No opinion on to fence or not, BUT

if you do decide to fence, make damn sure it actually IS childproof. Those little buggers can get out of most enclosures except pool fencing. The last thing you want is to put up a slightly higher fence, get tenants with kids, then the kid gets over the easily-climbable fence you've just put in and falls down that drop and you get guilted into putting up a different fence. Anything high, smooth, minimal cross rails and the gate latch right up the top will do.

Spoken as someone with a 2ish foot high front old-fashioned cyclone wire fence that does stop toddlers, but an easily openable gate ... and a toddler who likes to follow helicopters down the road. And I live somewhere where someone has a mini helicopter they take out for a spin every other day :mad:
 
Hi RumpledElf,

BTW this is Leikela - I just haven't logged in for months and have no idea what my details are. :confused:

Thanks for the reply - that's my other dilemma if I do go for a fence.

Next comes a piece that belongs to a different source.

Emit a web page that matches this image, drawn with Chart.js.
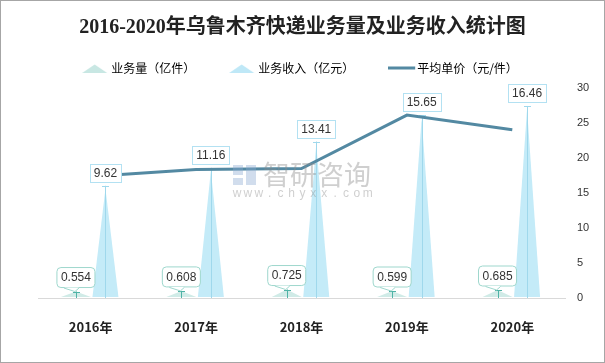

I would be going for one of those vertical post aluminium ones (something that looks reasonably nice seeing as it's going out the front) to prevent climbing, but just how high do they have to be? My mother is telling me I need something really tall because a child could take a chair out there and climb over it (couldn't they do this with a pool fence to?), but that would be some effort for a young child and where do you draw the line? For people out there with toddlers, how tall would you make the fence? Given it's enclosing a fairly small area, I don't want it to look ridiculous like a prison either. I think 1.2m is a standard size which is what I was thinking, is this tall enough?
 
I think a 1.2m fence would be plenty high to stop toddlers (who are the ones who really need the physical boundary - mental boundaries work fine for older kids).
 
Thanks Rugrat, I thought my mother was being overly paranoid. I think she was thinking of my 4 (almost 5) year old nephew who is currently climbing over one of my sisters fences to get to the front yard - she lives on a main road so a concern for them. But if tenants move in with a baby/toddler that turns into a 5 year old explorer then they can move on.
 
PM Sim and see if you can get your accounts merged - specially if you've changed emails. Never underestimate the power of a good root admin. :)

Toddlers don't work out how to move chairs until they are around 2. Or mine haven't, anyway. And they are reasonably respectful of fences (until they realise they can get over them and escape). You're right the 4 or 5yos are the tricky buggers. My yard is actually unfenced right now and helicopters aside, I'm having very little trouble keeping the 2yo at home.